In short, failure should no longer be slighted as the ugly duckling of our success stories, as it has been in our politics, sports, and schools. To embrace a sustainable, authentic approach to growth and achievement, we need to learn how to accept failure better.
So what?
Failure, if left unaddressed, can have dangerous consequences.
When people do not get what they want, they may have two responses: either stay in denial, or choose to concede. We think we can lay down our egos to do the latter, but the truth is that we often fixate on myopic narratives that obscure the bigger picture.
Take the tumultuous few years that we’ve had at the White House. Even at the highest echelon of American politics, there are leaders who stick to their own delusions and are not able to accept and process their failures. With their influence, they bring multitudes of followers, bolstering the credibility of the conspiracies through strength in numbers. When mobilized, denial can turn into anger, and anger into violence. This has never rang truer than in former President Donald Trump’s own words on that fateful morning of Jan. 6: “We will never give up. We will never concede. It doesn’t happen.” Emboldened, mobs of Trump supporters violently stormed Capitol Hill. What happened there resulted entirely from one man’s inability to eat humble pie.
More insidiously, when we cannot emotionally reconcile our failures, the more we then condition ourselves to think that they are reflections of our worth. “I’m not good enough” is what we instinctively tell ourselves when we do not hit the anticipated bar, but it takes an intentional effort to separate ourselves and our identities from our actions, a critical process which is too frequently neglected.
Spates of top athletes withdrawing from high-profile events represent how crumbling it can be when this conditioning is taken to the extreme. When we fall and tell ourselves to come back up, we develop a drive that comes from a fear of failure. For these athletes, this stems from a fear of failing to meet expectations, and while such ‘resilience’ can bring an individual to achieve historic feats, there comes a time when all this pressure — paradoxically, more that is liberally heaped on you when you succeed — is all too much.
Japanese tennis pro Naomi Osaka and American gymnast Simone Biles are undisputed world champions in their respective crafts. However, under constant scrutiny, there comes a time when the “weight of the world,” which Biles described in her shocking withdrawal from the women’s team final, can be too much to bear. The actions of these two world-class athletes have created a paradigm shift away from our relentless pursuit for sporting excellence by deliberately separating their self-worth from their defining achievements and choosing to prioritise their own well-being. Yet, in most echelons of our society, this is not the case.
Let’s take Harvard, for example. A straight-A student who fears risking their unblemished record chooses not to take challenging but arguably more intellectually fulfilling courses, erring on the side of caution by taking easier “gem” classes. In so doing, college is a breeze, but one loses out on the rare chance to explore and enrich themselves without restraint. I have to admit; I’m very much guilty of this. Even before coming to college, I found myself slipping into this mindset due to the nature of the college application process. Having been part of the most competitive admissions cycle in recent history was daunting, to say the least. Each part of the process felt like a minefield where one misstep could see you land straight into the rejection pile: There is an overwhelming pressure to present perfection when we are anything but.

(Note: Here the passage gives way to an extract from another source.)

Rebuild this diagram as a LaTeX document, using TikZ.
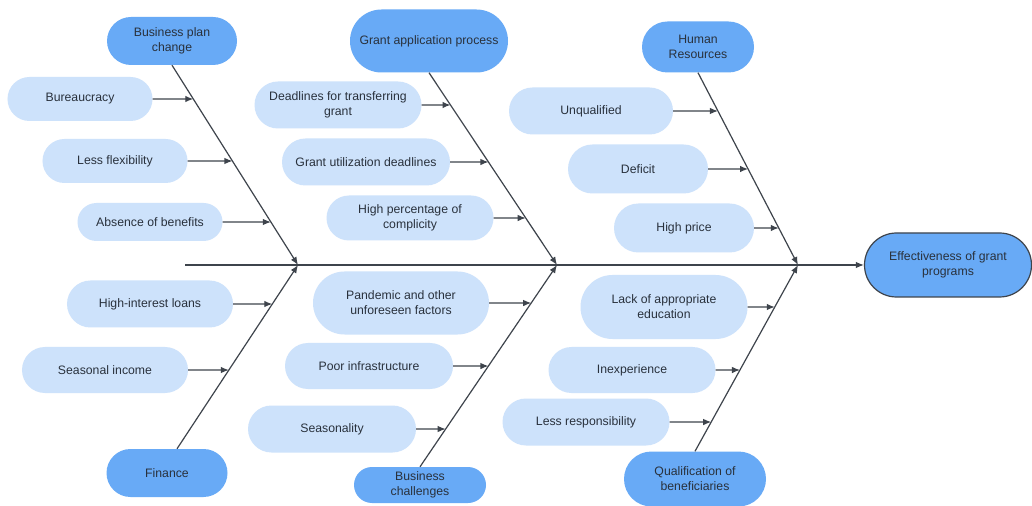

The Resistance: Narratives Against Failure
“Suck it up! Stop obsessing over failure. C’mon, bounce back stronger and faster.”
There’s nothing wrong in telling ourselves, or others, to toughen up — we should! But the expectation that we do so stronger and faster changes things completely. When failure is a direct motivator for success, it is unsustainable to expect better and better, in shorter time periods. It also means that the subsequent achieved success is inauthentic, even fraudulent, when pushed by fear rather than a true desire for self-fulfillment.

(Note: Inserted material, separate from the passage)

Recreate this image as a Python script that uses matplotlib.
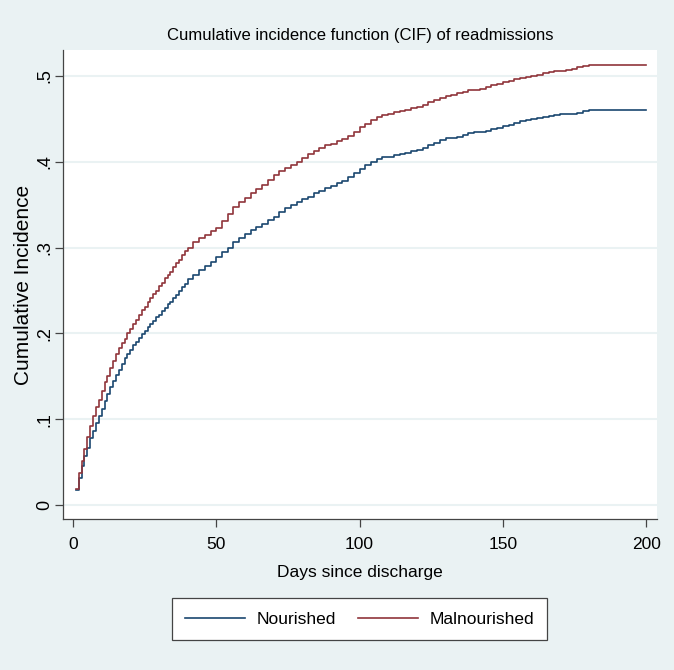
import matplotlib
matplotlib.use('Agg')
import matplotlib.pyplot as plt

plt.rcParams['font.family'] = ['Liberation Sans', 'DejaVu Sans']

# follow-up days where the curves are read: daily to day 40, then every 2 days
days = list(range(1, 41)) + list(range(42, 181, 2)) + [200]

nourished = [
    0.018, 0.032, 0.046, 0.057, 0.067, 0.078, 0.087, 0.096, 0.104, 0.112,
    0.121, 0.130, 0.138, 0.145, 0.152, 0.158, 0.165, 0.171, 0.176, 0.181,
    0.186, 0.190, 0.195, 0.199, 0.203, 0.207, 0.211, 0.215, 0.219, 0.222,
    0.226, 0.230, 0.234, 0.237, 0.241, 0.245, 0.250, 0.254, 0.258, 0.263,
    # 42 .. 180 step 2
    0.268, 0.274, 0.279, 0.283, 0.289, 0.295, 0.300, 0.306, 0.311, 0.316,
    0.320, 0.324, 0.328, 0.332, 0.336, 0.341, 0.346, 0.349, 0.353, 0.356,
    0.359, 0.363, 0.366, 0.369, 0.372, 0.375, 0.378, 0.382, 0.387, 0.392,
    0.396, 0.400, 0.403, 0.405, 0.406, 0.408, 0.409, 0.410, 0.412, 0.414,
    0.416, 0.419, 0.422, 0.425, 0.427, 0.428, 0.429, 0.431, 0.433, 0.434,
    0.435, 0.436, 0.438, 0.439, 0.441, 0.443, 0.445, 0.447, 0.449, 0.450,
    0.451, 0.452, 0.453, 0.454, 0.455, 0.456, 0.456, 0.457, 0.459, 0.460,
    0.460,
]

malnourished = [
    0.019, 0.038, 0.052, 0.065, 0.079, 0.092, 0.104, 0.114, 0.123, 0.133,
    0.143, 0.150, 0.160, 0.168, 0.176, 0.183, 0.189, 0.194, 0.200, 0.205,
    0.211, 0.216, 0.222, 0.227, 0.231, 0.237, 0.241, 0.246, 0.250, 0.255,
    0.259, 0.264, 0.268, 0.272, 0.277, 0.282, 0.286, 0.291, 0.296, 0.300,
    # 42 .. 180 step 2
    0.306, 0.311, 0.315, 0.319, 0.323, 0.331, 0.339, 0.347, 0.353, 0.358,
    0.363, 0.368, 0.373, 0.379, 0.385, 0.389, 0.393, 0.396, 0.400, 0.404,
    0.409, 0.413, 0.416, 0.419, 0.421, 0.424, 0.426, 0.430, 0.434, 0.440,
    0.444, 0.448, 0.452, 0.454, 0.456, 0.458, 0.459, 0.460, 0.462, 0.464,
    0.466, 0.469, 0.472, 0.474, 0.476, 0.478, 0.480, 0.481, 0.483, 0.484,
    0.485, 0.487, 0.489, 0.491, 0.493, 0.494, 0.496, 0.497, 0.499, 0.500,
    0.501, 0.503, 0.504, 0.505, 0.506, 0.507, 0.508, 0.510, 0.511, 0.513,
    0.513,
]

x_ticks = [0, 50, 100, 150, 200]
y_ticks = [0, 0.1, 0.2, 0.3, 0.4, 0.5]
y_labels = ['0', '.1', '.2', '.3', '.4', '.5']

bg = '#eaf2f3'
W, H = 674, 670

fig = plt.figure(figsize=(W / 100, H / 100), dpi=100, facecolor=bg)
ax = fig.add_axes([63 / W, 1 - 519 / H, (657 - 63) / W, (519 - 50) / H])
ax.set_facecolor('white')

ax.step(days, nourished, where='post', color='#1a476f', lw=1.2, label='Nourished')
ax.step(days, malnourished, where='post', color='#90353b', lw=1.2, label='Malnourished')

ax.set_xlim(-3.5, 203.8)
ax.set_ylim(-0.016, 0.530)
ax.set_xticks(x_ticks)
ax.set_yticks(y_ticks)
ax.set_yticklabels(y_labels, rotation=90, va='center', fontsize=13)
ax.tick_params(axis='x', labelsize=12.5, pad=7)
ax.tick_params(length=6, color='#444444', width=0.9)
ax.tick_params(axis='y', pad=1)
ax.yaxis.grid(True, color=bg, lw=1.5)
ax.set_axisbelow(True)
for s in ['top', 'right']:
    ax.spines[s].set_visible(False)
for s in ['left', 'bottom']:
    ax.spines[s].set_color('#444444')
    ax.spines[s].set_linewidth(0.9)

ax.set_xlabel('Days since discharge', fontsize=12.5)
ax.xaxis.set_label_coords(0.5, (519 - 565) / 469)
ax.set_ylabel('Cumulative Incidence', fontsize=15)
ax.yaxis.set_label_coords((33 - 63) / 594, 0.5)
ax.set_title('Cumulative incidence function (CIF) of readmissions', fontsize=12, pad=7)

leg = fig.legend(loc='center', ncol=2, bbox_to_anchor=(359.5 / W, 1 - 619 / H),
                 fontsize=12.5, handlelength=3.5, handletextpad=0.65,
                 columnspacing=1.25, borderpad=0.75,
                 fancybox=False, framealpha=1, edgecolor='#444444')
leg.get_frame().set_linewidth(0.9)

fig.savefig('out.png', dpi=100, facecolor=bg)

Both Osaka and Biles have cited losing interest in their sport and the joy of competing in their premature exits. “Put mental health first, because if you don’t, then you’re not going to enjoy your sport and you’re not going to succeed as much as you want to,” Biles stated in a press conference after her withdrawal. It is only in reckoning with failure that one understands that success comes from a genuine desire to excel for excellence’s sake, and when lost, success loses its meaning too. While certain critics have condemned the two athletes as being unable to confront their failures and pick at their poor showings, they largely miss the point: Stepping out of the spotlight has instead given Osaka and Biles the necessary space and time to face their failures head-on.
Perhaps this is the reason why they enjoy enduring success: They are not just sportspeople who win and then fade into obscurity, but dynamic, whole-functioning individuals who realize that sport is not all there is. In a counterintuitive way, this mentality may even have allowed them to elevate their game to new heights.
What next?
Well, we should embrace failure.
When we devote time to process it and separate our actions from our abilities, we allow ourselves to understand failure’s enduring importance. We realize the right motivations that bring us forward; we see the flaws we’ve made and address them boldly. We fight the urge to cover our shortcomings up and move on, because now we recognize failure to be the strong foundation of every worthwhile success.
We take for granted that failure is learnt implicitly when we are unable to succeed. What if instead of success, we learn to expect failure and build ourselves up from the unique opportunities it presents? Such questions — easier as mere conceptions than concrete actions — are always at the back of our minds, yet rarely talked about. It’s why we need to find space in our classrooms, our routines, to normalize open discussions about failure.